Pendant trois ans, le Syndicat, l’ONF le Département, l’armée, les bénévoles vont nettoyer les bois brûlés et constituer des fascines (fagots de bois morts) en travers des pentes pour limiter l’érosion : 2 200 hectares traités pour un coût de 2,13 millions d’euros. La régénération naturelle est favorisée (recepage de taillis de chênes, pins d’Alep…) mais surtout des remises en culture sont progressivement opérées (oliveraies, chênes truffiers, cultures à vocation cynégétique et agricole).
Une charte forestière
En outre, dans une vision à long terme, le Pidaf 1 est mis à jour. Ce programme d’action à dix ans est l’élément cadre d’une stratégie globale de défense de la forêt contre les incendies.
Cette réflexion approfondie sur la prévention a été menée :
- compte-tenu de ce que l’exploitation ne parvient pas à prélever la production annuelle de bois (elle en prélève à peine 1/4), une masse de combustible s’accumule, il faut améliorer les conditions de l’exploitation (regrouper les propriétaires, faciliter les opérations non rentables de broyage des rémanents et de la phase intermédiaire de dépressage, améliorer la desserte, mieux valoriser le bois « énergie ») pour que « l’exportation » progresse ;
- limiter les départs de feu (10 à 30 par an) concentrés le long des voies de communication et en bordure d’urbanisation (poudrières) : éclaircir, débroussailler, sensibiliser ;
- limiter sa propagation en cloisonnant l’espace pour freiner le feu (coupures de combustible, sylviculture dynamique, soutien à l’agriculture et au pastoralisme) ;
- optimiser la lutte (pistes DFCI 2 et bandes débroussaillées, points d’eau).

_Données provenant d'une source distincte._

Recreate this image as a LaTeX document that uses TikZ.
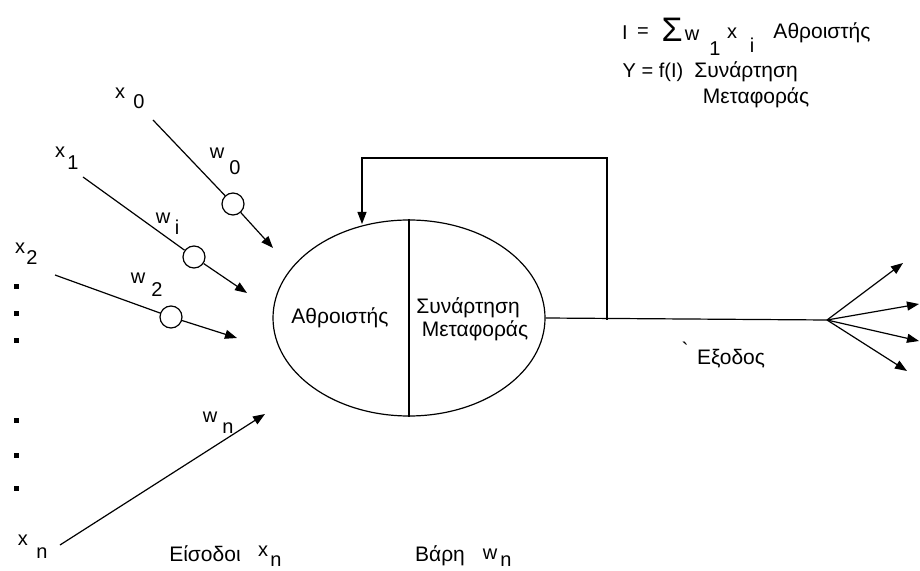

Aujourd’hui, le Grand site est en discussion pour mettre en place une charte forestière de territoire.
En effet, les fonds publics vont prioritairement aux zones stratégiques : 2 000 ha sur 30 000 ! Des actions complémentaires de diminution de la biomasse sont nécessaire sur l’ensemble du massif. En outre, entre trois et cinq ans après une opération, s’il n’y a pas d’exploitation ni de pâturage, il faut y revenir…
Pour viser l’efficacité, il faut conclure des partenariats avec les propriétaires, avec les exploitants privés et avec les partenaires associatifs qui peuvent pratiquer une gestion agricole, pastorale, forestière ou cynégétique en appui de l’action publique. C’est l’un des objectifs de la charte. La convention passée entre le Groupement d’intérêt cynégétique Concors-Sainte-Victoire, la fédération des chasseurs, l’ONCFS et le Grand site en est un exemple : un schéma de gestion cynégétique avec un volet important de maintien d’espaces ouverts, qui va dans le sens de Natura 2000, de la DFCI et… des perdrix ! Plusieurs centaines d’hectares ont été repérés, dans des sites précisément définis. Et seront prises en charge par des sociétés de chasse locale avec le soutien financier des collectivités locales.

1. Plan intercommunal de débroussaillement et d'aménagement forestier.
2. Défense des forêts contre l’incendie.